> [Exercise instructions] Go through the material and write it all out exactly, minus the pictures.

> [Data]

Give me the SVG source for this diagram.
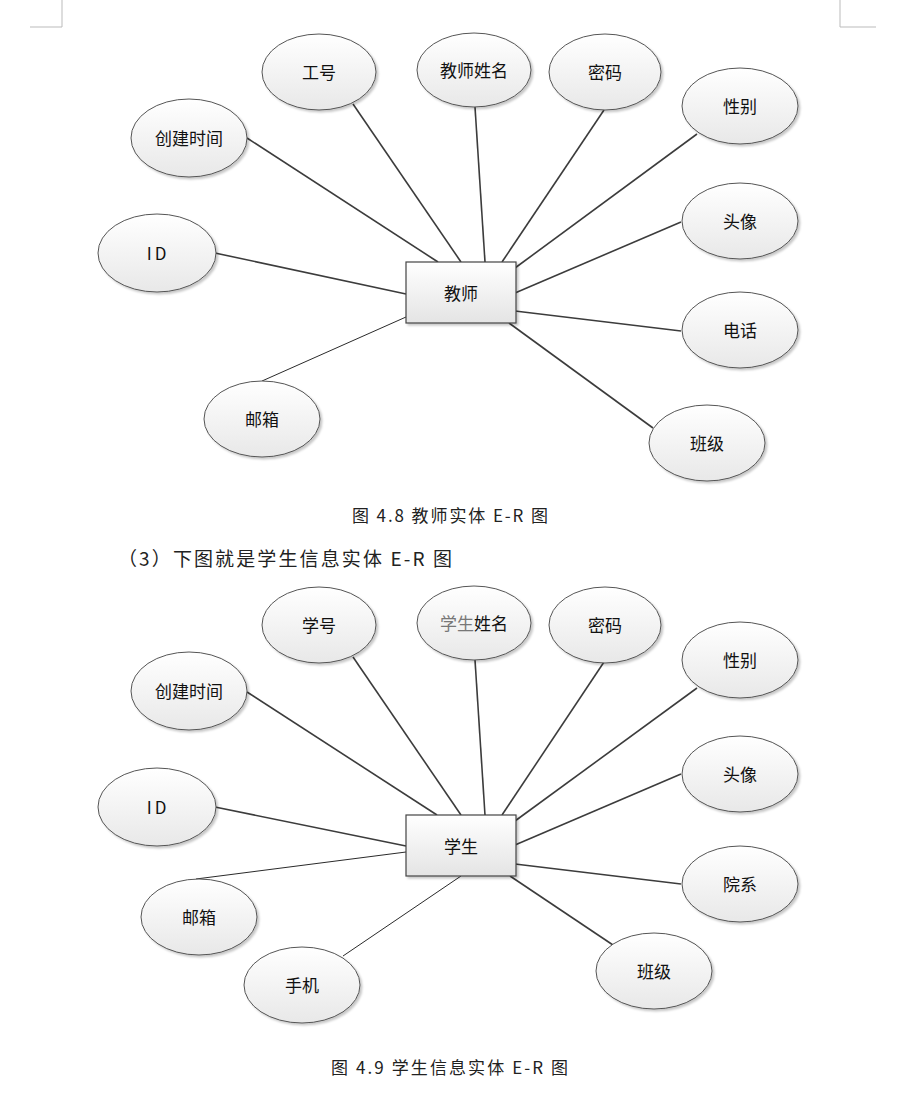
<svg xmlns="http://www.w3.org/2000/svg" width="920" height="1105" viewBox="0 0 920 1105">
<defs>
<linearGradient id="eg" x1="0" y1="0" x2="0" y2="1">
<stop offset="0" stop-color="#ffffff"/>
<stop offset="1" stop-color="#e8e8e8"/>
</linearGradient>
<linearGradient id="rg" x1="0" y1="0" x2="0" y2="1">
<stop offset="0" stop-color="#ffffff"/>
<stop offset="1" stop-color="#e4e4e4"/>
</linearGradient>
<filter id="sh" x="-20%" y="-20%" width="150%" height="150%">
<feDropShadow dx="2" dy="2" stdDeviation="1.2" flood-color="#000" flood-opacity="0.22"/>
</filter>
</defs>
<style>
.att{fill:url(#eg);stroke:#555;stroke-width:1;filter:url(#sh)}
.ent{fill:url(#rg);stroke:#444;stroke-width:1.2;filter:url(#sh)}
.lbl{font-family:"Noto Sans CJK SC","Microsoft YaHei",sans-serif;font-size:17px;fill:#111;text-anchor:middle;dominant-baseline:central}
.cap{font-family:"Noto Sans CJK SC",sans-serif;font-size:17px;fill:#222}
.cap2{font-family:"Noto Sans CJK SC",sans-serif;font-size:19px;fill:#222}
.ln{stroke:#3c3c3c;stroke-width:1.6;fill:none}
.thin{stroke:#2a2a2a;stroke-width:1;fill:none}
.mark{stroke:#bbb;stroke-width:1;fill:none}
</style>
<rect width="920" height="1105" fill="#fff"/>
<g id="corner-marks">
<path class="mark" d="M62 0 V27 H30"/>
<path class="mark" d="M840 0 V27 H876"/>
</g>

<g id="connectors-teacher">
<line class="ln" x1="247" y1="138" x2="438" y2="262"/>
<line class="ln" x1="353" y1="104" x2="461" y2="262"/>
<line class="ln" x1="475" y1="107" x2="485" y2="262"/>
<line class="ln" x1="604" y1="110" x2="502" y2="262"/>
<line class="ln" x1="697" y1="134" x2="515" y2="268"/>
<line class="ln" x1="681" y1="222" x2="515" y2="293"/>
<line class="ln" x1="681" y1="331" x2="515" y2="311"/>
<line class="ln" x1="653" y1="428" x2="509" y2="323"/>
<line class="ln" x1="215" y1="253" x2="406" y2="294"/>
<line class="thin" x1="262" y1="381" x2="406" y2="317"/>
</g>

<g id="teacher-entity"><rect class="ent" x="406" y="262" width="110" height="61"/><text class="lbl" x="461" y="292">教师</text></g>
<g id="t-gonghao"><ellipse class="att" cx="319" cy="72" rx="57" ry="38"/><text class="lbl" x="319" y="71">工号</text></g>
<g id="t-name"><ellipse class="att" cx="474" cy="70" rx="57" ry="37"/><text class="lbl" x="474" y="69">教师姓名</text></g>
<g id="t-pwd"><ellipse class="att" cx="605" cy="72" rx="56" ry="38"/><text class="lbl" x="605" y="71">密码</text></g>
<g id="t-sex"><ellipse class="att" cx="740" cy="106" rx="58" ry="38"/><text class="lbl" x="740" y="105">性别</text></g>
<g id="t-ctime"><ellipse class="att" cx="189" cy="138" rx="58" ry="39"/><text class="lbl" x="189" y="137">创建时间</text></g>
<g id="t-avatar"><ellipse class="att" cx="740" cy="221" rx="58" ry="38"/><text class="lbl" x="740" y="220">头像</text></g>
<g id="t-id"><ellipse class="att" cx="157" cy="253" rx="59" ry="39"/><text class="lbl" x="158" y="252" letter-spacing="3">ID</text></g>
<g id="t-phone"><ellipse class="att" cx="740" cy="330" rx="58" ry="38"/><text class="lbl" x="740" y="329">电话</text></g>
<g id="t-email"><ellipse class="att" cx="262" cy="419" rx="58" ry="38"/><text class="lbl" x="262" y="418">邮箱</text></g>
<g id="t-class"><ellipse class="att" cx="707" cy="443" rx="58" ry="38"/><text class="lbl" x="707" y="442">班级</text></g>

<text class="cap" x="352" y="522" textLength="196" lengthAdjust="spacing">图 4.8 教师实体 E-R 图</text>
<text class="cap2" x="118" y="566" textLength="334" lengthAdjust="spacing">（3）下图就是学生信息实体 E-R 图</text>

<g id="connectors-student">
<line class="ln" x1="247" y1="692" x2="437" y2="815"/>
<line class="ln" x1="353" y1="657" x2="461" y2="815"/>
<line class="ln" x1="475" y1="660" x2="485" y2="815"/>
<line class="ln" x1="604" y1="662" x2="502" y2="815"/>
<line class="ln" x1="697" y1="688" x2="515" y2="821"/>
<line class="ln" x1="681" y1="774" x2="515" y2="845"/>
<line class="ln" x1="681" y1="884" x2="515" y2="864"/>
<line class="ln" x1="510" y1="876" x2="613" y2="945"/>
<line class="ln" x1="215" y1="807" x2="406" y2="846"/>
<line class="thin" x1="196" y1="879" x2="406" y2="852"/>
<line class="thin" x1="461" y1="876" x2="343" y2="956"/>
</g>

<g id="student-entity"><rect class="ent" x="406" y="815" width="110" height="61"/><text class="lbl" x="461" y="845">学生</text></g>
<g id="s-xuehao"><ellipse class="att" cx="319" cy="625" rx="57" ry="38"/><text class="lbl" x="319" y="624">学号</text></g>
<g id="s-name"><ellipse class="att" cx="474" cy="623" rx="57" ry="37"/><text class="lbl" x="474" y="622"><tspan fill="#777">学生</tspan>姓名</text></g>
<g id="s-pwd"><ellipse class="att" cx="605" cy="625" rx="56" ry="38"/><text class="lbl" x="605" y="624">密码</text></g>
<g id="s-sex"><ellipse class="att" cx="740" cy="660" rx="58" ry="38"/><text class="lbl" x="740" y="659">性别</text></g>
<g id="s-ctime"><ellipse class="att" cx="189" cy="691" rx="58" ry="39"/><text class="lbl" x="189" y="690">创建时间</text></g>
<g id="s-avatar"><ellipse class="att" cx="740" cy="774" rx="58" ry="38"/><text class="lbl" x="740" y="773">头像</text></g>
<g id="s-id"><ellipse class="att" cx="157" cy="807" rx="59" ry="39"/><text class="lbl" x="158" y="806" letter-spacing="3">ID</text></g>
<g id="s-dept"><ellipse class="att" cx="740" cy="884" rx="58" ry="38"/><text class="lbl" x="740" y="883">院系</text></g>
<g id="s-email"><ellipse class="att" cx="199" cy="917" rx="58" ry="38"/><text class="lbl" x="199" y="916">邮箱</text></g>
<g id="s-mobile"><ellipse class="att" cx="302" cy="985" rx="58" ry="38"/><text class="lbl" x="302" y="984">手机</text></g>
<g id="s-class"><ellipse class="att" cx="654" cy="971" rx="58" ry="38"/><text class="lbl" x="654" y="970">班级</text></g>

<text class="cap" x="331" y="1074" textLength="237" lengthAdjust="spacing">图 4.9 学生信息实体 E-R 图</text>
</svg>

> [Worked answer]
Give me the SVG source for this diagram.
<svg xmlns="http://www.w3.org/2000/svg" width="920" height="1105" viewBox="0 0 920 1105">
<defs>
<linearGradient id="eg" x1="0" y1="0" x2="0" y2="1">
<stop offset="0" stop-color="#ffffff"/>
<stop offset="1" stop-color="#e8e8e8"/>
</linearGradient>
<linearGradient id="rg" x1="0" y1="0" x2="0" y2="1">
<stop offset="0" stop-color="#ffffff"/>
<stop offset="1" stop-color="#e4e4e4"/>
</linearGradient>
<filter id="sh" x="-20%" y="-20%" width="150%" height="150%">
<feDropShadow dx="2" dy="2" stdDeviation="1.2" flood-color="#000" flood-opacity="0.22"/>
</filter>
</defs>
<style>
.att{fill:url(#eg);stroke:#555;stroke-width:1;filter:url(#sh)}
.ent{fill:url(#rg);stroke:#444;stroke-width:1.2;filter:url(#sh)}
.lbl{font-family:"Noto Sans CJK SC","Microsoft YaHei",sans-serif;font-size:17px;fill:#111;text-anchor:middle;dominant-baseline:central}
.cap{font-family:"Noto Sans CJK SC",sans-serif;font-size:17px;fill:#222}
.cap2{font-family:"Noto Sans CJK SC",sans-serif;font-size:19px;fill:#222}
.ln{stroke:#3c3c3c;stroke-width:1.6;fill:none}
.thin{stroke:#2a2a2a;stroke-width:1;fill:none}
.mark{stroke:#bbb;stroke-width:1;fill:none}
</style>
<rect width="920" height="1105" fill="#fff"/>
<g id="corner-marks">
<path class="mark" d="M62 0 V27 H30"/>
<path class="mark" d="M840 0 V27 H876"/>
</g>

<g id="connectors-teacher">
<line class="ln" x1="247" y1="138" x2="438" y2="262"/>
<line class="ln" x1="353" y1="104" x2="461" y2="262"/>
<line class="ln" x1="475" y1="107" x2="485" y2="262"/>
<line class="ln" x1="604" y1="110" x2="502" y2="262"/>
<line class="ln" x1="697" y1="134" x2="515" y2="268"/>
<line class="ln" x1="681" y1="222" x2="515" y2="293"/>
<line class="ln" x1="681" y1="331" x2="515" y2="311"/>
<line class="ln" x1="653" y1="428" x2="509" y2="323"/>
<line class="ln" x1="215" y1="253" x2="406" y2="294"/>
<line class="thin" x1="262" y1="381" x2="406" y2="317"/>
</g>

<g id="teacher-entity"><rect class="ent" x="406" y="262" width="110" height="61"/><text class="lbl" x="461" y="292">教师</text></g>
<g id="t-gonghao"><ellipse class="att" cx="319" cy="72" rx="57" ry="38"/><text class="lbl" x="319" y="71">工号</text></g>
<g id="t-name"><ellipse class="att" cx="474" cy="70" rx="57" ry="37"/><text class="lbl" x="474" y="69">教师姓名</text></g>
<g id="t-pwd"><ellipse class="att" cx="605" cy="72" rx="56" ry="38"/><text class="lbl" x="605" y="71">密码</text></g>
<g id="t-sex"><ellipse class="att" cx="740" cy="106" rx="58" ry="38"/><text class="lbl" x="740" y="105">性别</text></g>
<g id="t-ctime"><ellipse class="att" cx="189" cy="138" rx="58" ry="39"/><text class="lbl" x="189" y="137">创建时间</text></g>
<g id="t-avatar"><ellipse class="att" cx="740" cy="221" rx="58" ry="38"/><text class="lbl" x="740" y="220">头像</text></g>
<g id="t-id"><ellipse class="att" cx="157" cy="253" rx="59" ry="39"/><text class="lbl" x="158" y="252" letter-spacing="3">ID</text></g>
<g id="t-phone"><ellipse class="att" cx="740" cy="330" rx="58" ry="38"/><text class="lbl" x="740" y="329">电话</text></g>
<g id="t-email"><ellipse class="att" cx="262" cy="419" rx="58" ry="38"/><text class="lbl" x="262" y="418">邮箱</text></g>
<g id="t-class"><ellipse class="att" cx="707" cy="443" rx="58" ry="38"/><text class="lbl" x="707" y="442">班级</text></g>

<text class="cap" x="352" y="522" textLength="196" lengthAdjust="spacing">图 4.8 教师实体 E-R 图</text>
<text class="cap2" x="118" y="566" textLength="334" lengthAdjust="spacing">（3）下图就是学生信息实体 E-R 图</text>

<g id="connectors-student">
<line class="ln" x1="247" y1="692" x2="437" y2="815"/>
<line class="ln" x1="353" y1="657" x2="461" y2="815"/>
<line class="ln" x1="475" y1="660" x2="485" y2="815"/>
<line class="ln" x1="604" y1="662" x2="502" y2="815"/>
<line class="ln" x1="697" y1="688" x2="515" y2="821"/>
<line class="ln" x1="681" y1="774" x2="515" y2="845"/>
<line class="ln" x1="681" y1="884" x2="515" y2="864"/>
<line class="ln" x1="510" y1="876" x2="613" y2="945"/>
<line class="ln" x1="215" y1="807" x2="406" y2="846"/>
<line class="thin" x1="196" y1="879" x2="406" y2="852"/>
<line class="thin" x1="461" y1="876" x2="343" y2="956"/>
</g>

<g id="student-entity"><rect class="ent" x="406" y="815" width="110" height="61"/><text class="lbl" x="461" y="845">学生</text></g>
<g id="s-xuehao"><ellipse class="att" cx="319" cy="625" rx="57" ry="38"/><text class="lbl" x="319" y="624">学号</text></g>
<g id="s-name"><ellipse class="att" cx="474" cy="623" rx="57" ry="37"/><text class="lbl" x="474" y="622"><tspan fill="#777">学生</tspan>姓名</text></g>
<g id="s-pwd"><ellipse class="att" cx="605" cy="625" rx="56" ry="38"/><text class="lbl" x="605" y="624">密码</text></g>
<g id="s-sex"><ellipse class="att" cx="740" cy="660" rx="58" ry="38"/><text class="lbl" x="740" y="659">性别</text></g>
<g id="s-ctime"><ellipse class="att" cx="189" cy="691" rx="58" ry="39"/><text class="lbl" x="189" y="690">创建时间</text></g>
<g id="s-avatar"><ellipse class="att" cx="740" cy="774" rx="58" ry="38"/><text class="lbl" x="740" y="773">头像</text></g>
<g id="s-id"><ellipse class="att" cx="157" cy="807" rx="59" ry="39"/><text class="lbl" x="158" y="806" letter-spacing="3">ID</text></g>
<g id="s-dept"><ellipse class="att" cx="740" cy="884" rx="58" ry="38"/><text class="lbl" x="740" y="883">院系</text></g>
<g id="s-email"><ellipse class="att" cx="199" cy="917" rx="58" ry="38"/><text class="lbl" x="199" y="916">邮箱</text></g>
<g id="s-mobile"><ellipse class="att" cx="302" cy="985" rx="58" ry="38"/><text class="lbl" x="302" y="984">手机</text></g>
<g id="s-class"><ellipse class="att" cx="654" cy="971" rx="58" ry="38"/><text class="lbl" x="654" y="970">班级</text></g>

<text class="cap" x="331" y="1074" textLength="237" lengthAdjust="spacing">图 4.9 学生信息实体 E-R 图</text>
</svg>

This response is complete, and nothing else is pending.